In turn, landowners must agree to log selectively rather than clearcut, and to other restrictions. For example, an area that has been logged with a PTHP (a THP filed under the PTEIR) can't be logged with a regular THP for at least 10 years. Zuckerman likens it to getting a piece of land certified organic. Also, stricter rules for operating heavy equipment and logging near streams than exist in regular THPs would apply.

Still, some aren't happy with the plan. In a recent Times-Standard opinion piece, Robert Sutherland said that the PTEIR "seeks to make it much easier for every small landowner to commercially log their land, potentially prompting widespread rape." He asked people to write to the California Department of Forestry to insist on a full evaluation of the "no project" alternative. Zuckerman argues that doing nothing is the real crime, robbing small landowners of a new paradigm provided for under the PTEIR, a choice beyond the business as usual model or clearcutting.

Scott Greacen, executive director of EPIC, hasn't reviewed the PTEIR thoroughly but he says the principle behind it is laudable. The one question that remains, he says, is whether or not it is "up to snuff as a real flag bearer for sustainable practices."

The council thinks it is. They've been at work on the project since last spring and are in the scoping process right now. Zuckerman says they're looking to have a draft EIR by late summer or early fall so that the first logging under the PTEIR can begin in summer of 2009 with four to seven pilot projects paid for completely by the council.

The council recently conducted a landowner survey and the results are promising, according to Zuckerman. Fifty-two percent of the landowners who have responded so far say they would consider logging under the PTEIR and of those, 81 percent of landowners with 160 acres or more expressed interest. All told, Zuckerman expects that the PTEIR, which will cost around $300,000 to implement, will benefit dozens to scores of small timberland owners.

The Buckeye Conservancy, an organization of family farm, ranch and forest landowners on the North Coast, came out with a report in the summer of 2003 that suggested solutions for the rising costs of small timberland owners. A case study contained within that report shed light on just how thin-margined the situation was for family logging operations. At the time, owners of a 160-acre parcel along the Van Duzen River wanted to continue logging lightly and selectively on their property, but circumstances were such that there was no economic incentive to do so. The family would need to spend $45,450 to prepare a THP to harvest 200,000 board feet of Douglas fir. At what was then current market value, the family would have lost $5,400 on the harvest. Two choices remained: They could either clearcut for a profit of $30,000 or subdivide their property for an even greater profit.

The situation hasn't changed, and Bob Stansberry is a case in point. A sturdy-framed, taciturn logger and rancher, Stansberry's family has been making a living off their 5,000-acre property for over a hundred years now, and he's worried about the future.

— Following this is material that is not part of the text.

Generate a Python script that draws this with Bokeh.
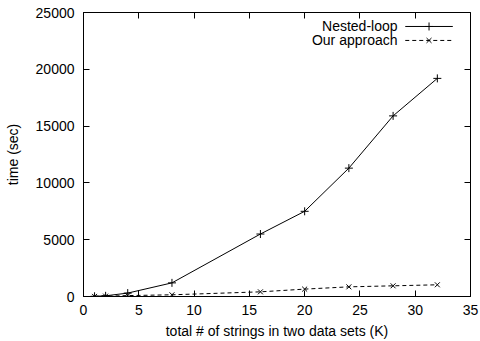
from bokeh.plotting import figure
from bokeh.models import Range1d, LinearAxis, Label, FixedTicker
from bokeh.embed import file_html
from bokeh.resources import INLINE

sizes_k = [1, 2, 4, 8, 16, 20, 24, 28, 32]
nested_loop = [20, 60, 300, 1200, 5500, 7500, 11300, 15900, 19200]
our_approach = [10, 30, 80, 150, 410, 650, 850, 940, 1030]

x_ticks = [0, 5, 10, 15, 20, 25, 30, 35]
y_ticks = [0, 5000, 10000, 15000, 20000, 25000]
legend_labels = ["Nested-loop", "Our approach"]

FONT = "Liberation Sans"
FS = "14px"

p = figure(width=480, height=341, output_backend="svg", toolbar_location=None,
           x_range=Range1d(0, 35), y_range=Range1d(0, 25000),
           min_border_left=83, min_border_right=10, min_border_top=12, min_border_bottom=44)
p.background_fill_color = "white"
p.border_fill_color = "white"
p.outline_line_color = "black"
p.outline_line_width = 1
p.grid.visible = False

for ax in [p.xaxis[0], p.yaxis[0]]:
    ax.major_tick_in = 6
    ax.major_tick_out = 0
    ax.minor_tick_in = 0
    ax.minor_tick_out = 0
    ax.axis_line_color = "black"
    ax.major_tick_line_color = "black"
    ax.major_label_text_font = FONT
    ax.major_label_text_font_size = FS
    ax.major_label_text_color = "black"
    ax.axis_label_text_font = FONT
    ax.axis_label_text_font_size = FS
    ax.axis_label_text_font_style = "normal"
    ax.axis_label_text_color = "black"

p.xaxis[0].ticker = FixedTicker(ticks=x_ticks)
p.yaxis[0].ticker = FixedTicker(ticks=y_ticks)
p.xaxis[0].axis_label = "total # of strings in two data sets (K)"
p.yaxis[0].axis_label = "time (sec)"
p.xaxis[0].major_label_standoff = 8
p.yaxis[0].major_label_standoff = 9
p.xaxis[0].axis_label_standoff = 5
p.yaxis[0].axis_label_standoff = 12

# mirrored ticks (no labels)
top = LinearAxis(ticker=FixedTicker(ticks=x_ticks[1:-1]), major_tick_in=6, major_tick_out=0,
                 minor_tick_in=0, minor_tick_out=0, major_label_standoff=0,
                 major_label_overrides={t: "" for t in x_ticks[1:-1]}, axis_line_color="black")
right = LinearAxis(ticker=FixedTicker(ticks=y_ticks[1:-1]), major_tick_in=6, major_tick_out=0,
                   minor_tick_in=0, minor_tick_out=0, major_label_standoff=0,
                   major_label_overrides={t: "" for t in y_ticks[1:-1]}, axis_line_color="black")
p.add_layout(top, "above")
p.add_layout(right, "right")

p.line(sizes_k, nested_loop, line_color="black", line_width=1)
p.scatter(sizes_k, nested_loop, marker="cross", size=8, line_color="black", line_width=1)
p.line(sizes_k, our_approach, line_color="black", line_width=1, line_dash="4 3")
p.scatter(sizes_k, our_approach, marker="x", size=7, line_color="black", line_width=1)

# key (gnuplot style: text on left, sample on right)
key_y = [23770, 22540]
p.line([29.1, 33.4], [key_y[0], key_y[0]], line_color="black", line_width=1)
p.scatter([31.25], [key_y[0]], marker="cross", size=8, line_color="black")
p.line([29.1, 33.4], [key_y[1], key_y[1]], line_color="black", line_width=1, line_dash="4 3")
p.scatter([31.25], [key_y[1]], marker="x", size=7, line_color="black")
for lbl, yy in zip(legend_labels, key_y):
    p.add_layout(Label(x=28.4, y=yy, text=lbl, text_align="right", text_baseline="middle",
                       text_font=FONT, text_font_size=FS, text_color="black"))

open("out.html", "w").write(file_html(p, INLINE))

In order to prepare his most recent THP to cut 100,000 board feet, he paid about $20,000. Fifteen years ago, it would have cost somewhere between $500 and $1,000, according to the Buckeye report. With timber prices in a slump, Stansberry says, "It's hardly worth logging." The PTEIR doesn't solve all his problems, but it will help. "Every expense means more trees have to be cut," he says. "The PTEIR is one way to alleviate some of those expenses."

Another example of this is an annual fee of about $800 for a wastewater discharge permit Stansberry has to pay while logging. That fee will be covered under the proposed PTEIR. Landowners will still have to conduct some environmental studies, and there will be a review period for public comment equal to that for a THP, but in a best-case scenario Zuckerman expects the cost and the time of the application process for a PTHP to be cut in half.

Johanna Rodoni, executive director of the Buckeye Conservancy, thinks the PTEIR is a good idea, but she also understands that it has limitations. "It's not something that every watershed would be capable of putting into place," she says. "It's another tool in the toolbox for timber harvest." And, she adds, it's also not a guarantee that "you'll be able to check a box and go through the system."

The Buckeye Conservancy floated the idea when they were preparing their 2003 report, but according to Rodoni they were looking for a solution that could be applied throughout Humboldt County. Unfortunately, the legislative changes they were proposing, which would have extended the duration of THPs as well as expand the acreage limits for Nonindustrial Timber Management Plans, weren't successful. Rodoni describes the council's proposal as "a different approach to solving the same problem."

PTEIRs have been around since 1996, according to Zuckerman, and the council is not the first organization to put one into place. He cites the Hearst Corporation's PTEIR for their timber holdings and the Mendocino Redwood Company, which is in the process of developing a comprehensive PTEIR for its approximately 228,500 acres of Northern California redwood and Douglas fir forest. But the council's project would be the first watershed-wide PTEIR specifically designed to alleviate the problems facing small timberland owners.

Still, reducing administrative costs for small landowners is just the tip of the iceberg. For family logging operations like Stansberry's, it will still be an uphill battle no matter what. Once upon a time, it was possible to make a living as a rancher or a logger in the Mattole watershed, but over time costs have outpaced profits. The 62-year-old explains that he's worried about how an inheritance tax will affect his son when the land becomes his eventually. What will he have to do then, Stansberry wonders aloud — clearcut to pay for the taxes or break up the property into 600-acre trophy ranches for the super rich? Only time will tell.